Song Meaning
The lyrics paint a stark picture of profound self-doubt and emotional paralysis. The opening lines immediately establish a central paradox: a declared fearlessness undermined by an intense fear of the self. This internal conflict is amplified by a desperate plea for distance, "Please don't touch me," coupled with a visceral image of vulnerability, feeling "like an infant trying to stand up." The immediate emotional texture is one of fragility and an overwhelming sense of being exposed and unstable.
The core tension arises from a fractured sense of identity and a desire for numbness. The narrator questions their own reality, asking, "Am I real" and "Am I two souls / One heart, one whole." This internal division is so profound that the only perceived escape is a complete cessation of feeling, a desire to "not feel anything / Anymore." The contrast between the initial "I fear nothing" and the subsequent overwhelming internal turmoil highlights the depth of this struggle.

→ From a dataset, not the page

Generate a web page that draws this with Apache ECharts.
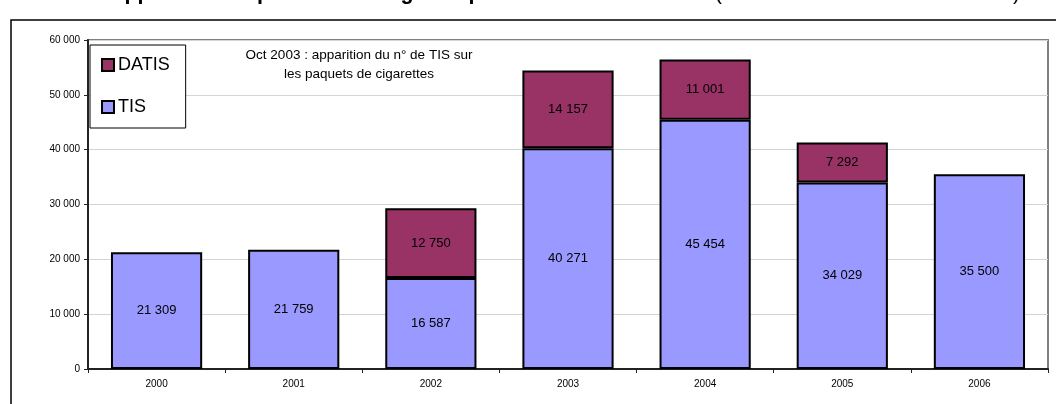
<!DOCTYPE html>
<html><head><meta charset="utf-8">
<script src="https://cdn.jsdelivr.net/npm/echarts@6/dist/echarts.min.js"></script>
<style>html,body{margin:0;padding:0;background:#fff}#c{width:1056px;height:404px}</style>
</head><body><div id="c"></div>
<script>
const categories = ['2000','2001','2002','2003','2004','2005','2006'];
const tisValues = [21309, 21759, 16587, 40271, 45454, 34029, 35500];
const datisValues = [null, null, 12750, 14157, 11001, 7292, null];
const yTicks = [0, 10000, 20000, 30000, 40000, 50000, 60000];
const titleBold = "Nombre d'appels traités par les deux lignes spécialisées sur le tabac";
const titleRest = " (sources : INPES – et DATIS – )";
const noteText = "Oct 2003 : apparition du n° de TIS sur\nles paquets de cigarettes";

const fmt = v => String(Math.round(v)).replace(/\B(?=(\d{3})+(?!\d))/g, ' ');
const FONT = 'Arial, "Liberation Sans", sans-serif';

const chart = echarts.init(document.getElementById('c'), null, {renderer: 'canvas'});
chart.setOption({
  animation: false,
  textStyle: {fontFamily: FONT},
  grid: {left: 88, right: 8, top: 40, bottom: 35, show: true, borderColor: '#808080', borderWidth: 2, backgroundColor: 'transparent'},
  legend: {
    orient: 'vertical', left: 90, top: 45,
    data: ['DATIS', 'TIS'],
    icon: 'rect', itemWidth: 12, itemHeight: 12, itemGap: 24,
    padding: [11, 16, 12, 11],
    borderColor: '#000', borderWidth: 1, backgroundColor: '#fff',
    textStyle: {fontSize: 18, color: '#000', fontFamily: FONT, padding: [0, 0, 0, -1]},
    itemStyle: {borderColor: '#000', borderWidth: 2}
  },
  xAxis: {
    type: 'category', data: categories,
    axisLine: {lineStyle: {color: '#222', width: 2}},
    axisTick: {show: true, length: 4, lineStyle: {color: '#222', width: 1}},
    axisLabel: {fontSize: 10, color: '#000', margin: 10}
  },
  yAxis: {
    type: 'value', min: yTicks[0], max: yTicks[yTicks.length - 1], interval: yTicks[1] - yTicks[0],
    axisLine: {show: true, lineStyle: {color: '#222', width: 2}},
    axisTick: {show: true, length: 4, lineStyle: {color: '#222', width: 1}},
    axisLabel: {fontSize: 10, color: '#000', margin: 8, formatter: v => fmt(v)},
    splitLine: {lineStyle: {color: '#d4d4d4', width: 1}}
  },
  series: [
    {
      name: 'TIS', type: 'bar', stack: 'a', data: tisValues, barCategoryGap: '33.5%',
      itemStyle: {color: '#9999FF', borderColor: '#000', borderWidth: 2},
      label: {show: true, position: 'inside', fontSize: 13, color: '#000', formatter: p => fmt(p.value)},
      z: 3
    },
    {
      name: 'DATIS', type: 'bar', stack: 'a', data: datisValues,
      itemStyle: {color: '#993366', borderColor: '#000', borderWidth: 2},
      label: {show: true, position: 'inside', fontSize: 13, color: '#000', formatter: p => p.value == null ? '' : fmt(p.value)},
      z: 3
    }
  ],
  graphic: [
    {type: 'rect', shape: {x: 11, y: 20, width: 1100, height: 500}, style: {fill: 'none', stroke: '#000', lineWidth: 1.5}, z: 0, silent: true},
    {type: 'text', x: 359, y: 46, z: 10, style: {
      text: noteText, align: 'center', verticalAlign: 'top', fontSize: 13.5, lineHeight: 19, fill: '#000', fontFamily: FONT
    }},
    {type: 'text', x: 7, y: -18, z: 10, style: {
      text: '{b|' + titleBold + '}{n|' + titleRest + '}',
      rich: {
        b: {fontSize: 21.5, fontWeight: 'bold', fill: '#000', fontFamily: FONT},
        n: {fontSize: 21.5, fill: '#000', fontFamily: FONT}
      }
    }}
  ]
});
</script></body></html>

The most striking craft element is the recurring motif of the "infant." It's introduced as a metaphor for the narrator's precarious state, "trying to stand up," suggesting a struggle for basic stability and self-possession. This image is powerfully revisited in the final stanza, describing "Love like an infant / Scared and crawling." This repetition transforms the infant from a symbol of personal instability to a descriptor of how love itself is experienced – as something primal, terrified, and unable to move forward, mirroring the narrator's own arrested development and fear.
These lyrics hit hard because they articulate a specific, agonizing form of emotional distress with raw, unadorned language. The vulnerability isn't generalized; it's rooted in concrete, albeit metaphorical, images of a fragile infant and a divided self. The directness of the pleas and questions creates an intimate, almost claustrophobic, sense of the narrator's internal world, making their desire for numbness feel like a desperate, understandable response to unbearable pain.